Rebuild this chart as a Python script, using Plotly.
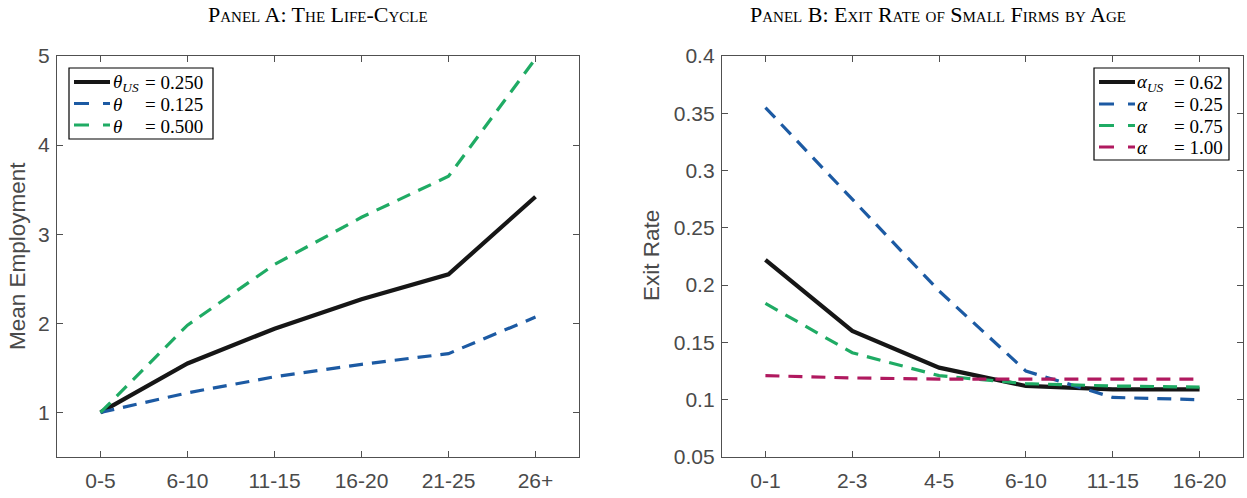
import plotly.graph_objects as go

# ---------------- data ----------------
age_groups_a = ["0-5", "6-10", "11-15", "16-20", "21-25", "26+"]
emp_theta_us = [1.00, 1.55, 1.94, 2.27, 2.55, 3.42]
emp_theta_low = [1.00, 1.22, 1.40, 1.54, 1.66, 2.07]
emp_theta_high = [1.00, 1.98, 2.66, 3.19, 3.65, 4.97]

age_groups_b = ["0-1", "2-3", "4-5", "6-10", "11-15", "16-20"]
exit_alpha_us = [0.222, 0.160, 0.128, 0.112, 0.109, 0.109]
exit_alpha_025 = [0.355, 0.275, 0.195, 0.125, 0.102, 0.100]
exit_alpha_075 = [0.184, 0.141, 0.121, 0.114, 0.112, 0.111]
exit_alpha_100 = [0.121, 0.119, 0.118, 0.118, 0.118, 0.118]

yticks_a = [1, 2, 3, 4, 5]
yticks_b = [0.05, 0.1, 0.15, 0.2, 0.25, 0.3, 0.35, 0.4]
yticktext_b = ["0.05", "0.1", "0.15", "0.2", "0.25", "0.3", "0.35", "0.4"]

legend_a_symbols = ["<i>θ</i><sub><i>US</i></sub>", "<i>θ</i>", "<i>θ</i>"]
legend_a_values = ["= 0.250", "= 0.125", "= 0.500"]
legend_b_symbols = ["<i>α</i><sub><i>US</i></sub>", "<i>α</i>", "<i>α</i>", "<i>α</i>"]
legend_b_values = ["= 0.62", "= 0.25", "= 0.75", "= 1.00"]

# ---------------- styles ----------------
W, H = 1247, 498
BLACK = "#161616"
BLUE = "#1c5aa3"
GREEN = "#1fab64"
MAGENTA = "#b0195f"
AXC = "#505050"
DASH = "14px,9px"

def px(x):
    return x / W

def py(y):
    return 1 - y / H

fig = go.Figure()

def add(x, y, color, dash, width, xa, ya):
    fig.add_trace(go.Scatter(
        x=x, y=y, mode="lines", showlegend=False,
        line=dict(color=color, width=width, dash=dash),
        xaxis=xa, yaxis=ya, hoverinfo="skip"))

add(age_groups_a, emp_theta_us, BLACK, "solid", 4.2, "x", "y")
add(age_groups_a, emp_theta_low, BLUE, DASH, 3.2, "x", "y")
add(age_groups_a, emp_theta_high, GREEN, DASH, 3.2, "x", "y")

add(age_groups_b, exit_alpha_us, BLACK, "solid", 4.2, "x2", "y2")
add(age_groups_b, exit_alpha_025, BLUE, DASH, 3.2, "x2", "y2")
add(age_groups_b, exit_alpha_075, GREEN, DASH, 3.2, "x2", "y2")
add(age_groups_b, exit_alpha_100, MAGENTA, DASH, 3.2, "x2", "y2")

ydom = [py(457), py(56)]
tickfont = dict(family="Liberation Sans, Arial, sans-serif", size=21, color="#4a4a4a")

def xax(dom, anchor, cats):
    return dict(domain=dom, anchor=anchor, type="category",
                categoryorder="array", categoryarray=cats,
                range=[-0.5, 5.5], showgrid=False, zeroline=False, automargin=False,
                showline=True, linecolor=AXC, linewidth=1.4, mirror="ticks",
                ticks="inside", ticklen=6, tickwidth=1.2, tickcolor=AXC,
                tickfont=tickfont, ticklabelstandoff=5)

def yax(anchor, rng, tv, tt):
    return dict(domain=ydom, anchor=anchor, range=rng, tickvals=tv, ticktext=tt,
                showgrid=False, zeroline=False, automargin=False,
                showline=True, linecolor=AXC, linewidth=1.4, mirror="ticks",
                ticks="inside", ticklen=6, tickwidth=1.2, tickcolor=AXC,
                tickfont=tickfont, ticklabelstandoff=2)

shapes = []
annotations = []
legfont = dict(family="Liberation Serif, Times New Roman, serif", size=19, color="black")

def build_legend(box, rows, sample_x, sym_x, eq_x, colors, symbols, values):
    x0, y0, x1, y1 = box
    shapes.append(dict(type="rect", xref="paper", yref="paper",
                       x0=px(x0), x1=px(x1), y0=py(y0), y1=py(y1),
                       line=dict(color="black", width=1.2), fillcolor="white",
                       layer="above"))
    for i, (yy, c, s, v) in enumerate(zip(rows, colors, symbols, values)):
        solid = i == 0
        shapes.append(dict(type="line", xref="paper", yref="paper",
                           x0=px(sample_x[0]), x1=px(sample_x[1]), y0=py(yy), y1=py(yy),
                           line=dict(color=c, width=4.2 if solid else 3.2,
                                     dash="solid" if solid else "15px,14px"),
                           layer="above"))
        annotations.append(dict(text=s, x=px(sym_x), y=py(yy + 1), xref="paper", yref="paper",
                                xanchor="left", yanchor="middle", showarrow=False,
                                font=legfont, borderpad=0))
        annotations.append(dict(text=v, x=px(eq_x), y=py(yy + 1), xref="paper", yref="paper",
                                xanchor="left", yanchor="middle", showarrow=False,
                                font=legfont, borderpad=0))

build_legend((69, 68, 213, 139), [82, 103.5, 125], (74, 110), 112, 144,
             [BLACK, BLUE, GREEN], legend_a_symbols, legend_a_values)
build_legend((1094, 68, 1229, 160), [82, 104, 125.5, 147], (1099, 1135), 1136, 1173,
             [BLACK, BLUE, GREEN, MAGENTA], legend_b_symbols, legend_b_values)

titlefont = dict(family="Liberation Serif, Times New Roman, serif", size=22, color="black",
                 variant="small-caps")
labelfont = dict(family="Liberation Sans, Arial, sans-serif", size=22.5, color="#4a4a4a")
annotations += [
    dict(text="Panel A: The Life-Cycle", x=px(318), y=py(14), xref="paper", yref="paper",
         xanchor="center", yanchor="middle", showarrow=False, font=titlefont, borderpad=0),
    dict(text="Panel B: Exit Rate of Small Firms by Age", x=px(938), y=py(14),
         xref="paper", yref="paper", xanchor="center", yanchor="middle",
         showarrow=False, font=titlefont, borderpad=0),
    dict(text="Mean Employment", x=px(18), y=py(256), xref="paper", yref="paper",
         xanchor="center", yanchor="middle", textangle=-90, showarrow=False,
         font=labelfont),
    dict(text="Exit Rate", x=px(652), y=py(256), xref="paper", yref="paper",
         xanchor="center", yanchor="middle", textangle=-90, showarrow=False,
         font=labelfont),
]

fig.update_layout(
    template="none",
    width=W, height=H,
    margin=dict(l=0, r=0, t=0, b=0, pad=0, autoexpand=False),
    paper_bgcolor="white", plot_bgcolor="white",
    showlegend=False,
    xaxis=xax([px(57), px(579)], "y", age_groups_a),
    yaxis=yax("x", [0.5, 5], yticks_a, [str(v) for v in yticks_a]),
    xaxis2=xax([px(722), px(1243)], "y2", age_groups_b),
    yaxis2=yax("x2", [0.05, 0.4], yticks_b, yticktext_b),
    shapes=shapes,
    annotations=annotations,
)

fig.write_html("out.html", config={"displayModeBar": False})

→ **What you have to do**
Extract every line of the data exactly; pictures stay out.

→ **Solution to the problem**
Rebuild this chart as a Python script, using Plotly.
import plotly.graph_objects as go

# ---------------- data ----------------
age_groups_a = ["0-5", "6-10", "11-15", "16-20", "21-25", "26+"]
emp_theta_us = [1.00, 1.55, 1.94, 2.27, 2.55, 3.42]
emp_theta_low = [1.00, 1.22, 1.40, 1.54, 1.66, 2.07]
emp_theta_high = [1.00, 1.98, 2.66, 3.19, 3.65, 4.97]

age_groups_b = ["0-1", "2-3", "4-5", "6-10", "11-15", "16-20"]
exit_alpha_us = [0.222, 0.160, 0.128, 0.112, 0.109, 0.109]
exit_alpha_025 = [0.355, 0.275, 0.195, 0.125, 0.102, 0.100]
exit_alpha_075 = [0.184, 0.141, 0.121, 0.114, 0.112, 0.111]
exit_alpha_100 = [0.121, 0.119, 0.118, 0.118, 0.118, 0.118]

yticks_a = [1, 2, 3, 4, 5]
yticks_b = [0.05, 0.1, 0.15, 0.2, 0.25, 0.3, 0.35, 0.4]
yticktext_b = ["0.05", "0.1", "0.15", "0.2", "0.25", "0.3", "0.35", "0.4"]

legend_a_symbols = ["<i>θ</i><sub><i>US</i></sub>", "<i>θ</i>", "<i>θ</i>"]
legend_a_values = ["= 0.250", "= 0.125", "= 0.500"]
legend_b_symbols = ["<i>α</i><sub><i>US</i></sub>", "<i>α</i>", "<i>α</i>", "<i>α</i>"]
legend_b_values = ["= 0.62", "= 0.25", "= 0.75", "= 1.00"]

# ---------------- styles ----------------
W, H = 1247, 498
BLACK = "#161616"
BLUE = "#1c5aa3"
GREEN = "#1fab64"
MAGENTA = "#b0195f"
AXC = "#505050"
DASH = "14px,9px"

def px(x):
    return x / W

def py(y):
    return 1 - y / H

fig = go.Figure()

def add(x, y, color, dash, width, xa, ya):
    fig.add_trace(go.Scatter(
        x=x, y=y, mode="lines", showlegend=False,
        line=dict(color=color, width=width, dash=dash),
        xaxis=xa, yaxis=ya, hoverinfo="skip"))

add(age_groups_a, emp_theta_us, BLACK, "solid", 4.2, "x", "y")
add(age_groups_a, emp_theta_low, BLUE, DASH, 3.2, "x", "y")
add(age_groups_a, emp_theta_high, GREEN, DASH, 3.2, "x", "y")

add(age_groups_b, exit_alpha_us, BLACK, "solid", 4.2, "x2", "y2")
add(age_groups_b, exit_alpha_025, BLUE, DASH, 3.2, "x2", "y2")
add(age_groups_b, exit_alpha_075, GREEN, DASH, 3.2, "x2", "y2")
add(age_groups_b, exit_alpha_100, MAGENTA, DASH, 3.2, "x2", "y2")

ydom = [py(457), py(56)]
tickfont = dict(family="Liberation Sans, Arial, sans-serif", size=21, color="#4a4a4a")

def xax(dom, anchor, cats):
    return dict(domain=dom, anchor=anchor, type="category",
                categoryorder="array", categoryarray=cats,
                range=[-0.5, 5.5], showgrid=False, zeroline=False, automargin=False,
                showline=True, linecolor=AXC, linewidth=1.4, mirror="ticks",
                ticks="inside", ticklen=6, tickwidth=1.2, tickcolor=AXC,
                tickfont=tickfont, ticklabelstandoff=5)

def yax(anchor, rng, tv, tt):
    return dict(domain=ydom, anchor=anchor, range=rng, tickvals=tv, ticktext=tt,
                showgrid=False, zeroline=False, automargin=False,
                showline=True, linecolor=AXC, linewidth=1.4, mirror="ticks",
                ticks="inside", ticklen=6, tickwidth=1.2, tickcolor=AXC,
                tickfont=tickfont, ticklabelstandoff=2)

shapes = []
annotations = []
legfont = dict(family="Liberation Serif, Times New Roman, serif", size=19, color="black")

def build_legend(box, rows, sample_x, sym_x, eq_x, colors, symbols, values):
    x0, y0, x1, y1 = box
    shapes.append(dict(type="rect", xref="paper", yref="paper",
                       x0=px(x0), x1=px(x1), y0=py(y0), y1=py(y1),
                       line=dict(color="black", width=1.2), fillcolor="white",
                       layer="above"))
    for i, (yy, c, s, v) in enumerate(zip(rows, colors, symbols, values)):
        solid = i == 0
        shapes.append(dict(type="line", xref="paper", yref="paper",
                           x0=px(sample_x[0]), x1=px(sample_x[1]), y0=py(yy), y1=py(yy),
                           line=dict(color=c, width=4.2 if solid else 3.2,
                                     dash="solid" if solid else "15px,14px"),
                           layer="above"))
        annotations.append(dict(text=s, x=px(sym_x), y=py(yy + 1), xref="paper", yref="paper",
                                xanchor="left", yanchor="middle", showarrow=False,
                                font=legfont, borderpad=0))
        annotations.append(dict(text=v, x=px(eq_x), y=py(yy + 1), xref="paper", yref="paper",
                                xanchor="left", yanchor="middle", showarrow=False,
                                font=legfont, borderpad=0))

build_legend((69, 68, 213, 139), [82, 103.5, 125], (74, 110), 112, 144,
             [BLACK, BLUE, GREEN], legend_a_symbols, legend_a_values)
build_legend((1094, 68, 1229, 160), [82, 104, 125.5, 147], (1099, 1135), 1136, 1173,
             [BLACK, BLUE, GREEN, MAGENTA], legend_b_symbols, legend_b_values)

titlefont = dict(family="Liberation Serif, Times New Roman, serif", size=22, color="black",
                 variant="small-caps")
labelfont = dict(family="Liberation Sans, Arial, sans-serif", size=22.5, color="#4a4a4a")
annotations += [
    dict(text="Panel A: The Life-Cycle", x=px(318), y=py(14), xref="paper", yref="paper",
         xanchor="center", yanchor="middle", showarrow=False, font=titlefont, borderpad=0),
    dict(text="Panel B: Exit Rate of Small Firms by Age", x=px(938), y=py(14),
         xref="paper", yref="paper", xanchor="center", yanchor="middle",
         showarrow=False, font=titlefont, borderpad=0),
    dict(text="Mean Employment", x=px(18), y=py(256), xref="paper", yref="paper",
         xanchor="center", yanchor="middle", textangle=-90, showarrow=False,
         font=labelfont),
    dict(text="Exit Rate", x=px(652), y=py(256), xref="paper", yref="paper",
         xanchor="center", yanchor="middle", textangle=-90, showarrow=False,
         font=labelfont),
]

fig.update_layout(
    template="none",
    width=W, height=H,
    margin=dict(l=0, r=0, t=0, b=0, pad=0, autoexpand=False),
    paper_bgcolor="white", plot_bgcolor="white",
    showlegend=False,
    xaxis=xax([px(57), px(579)], "y", age_groups_a),
    yaxis=yax("x", [0.5, 5], yticks_a, [str(v) for v in yticks_a]),
    xaxis2=xax([px(722), px(1243)], "y2", age_groups_b),
    yaxis2=yax("x2", [0.05, 0.4], yticks_b, yticktext_b),
    shapes=shapes,
    annotations=annotations,
)

fig.write_html("out.html", config={"displayModeBar": False})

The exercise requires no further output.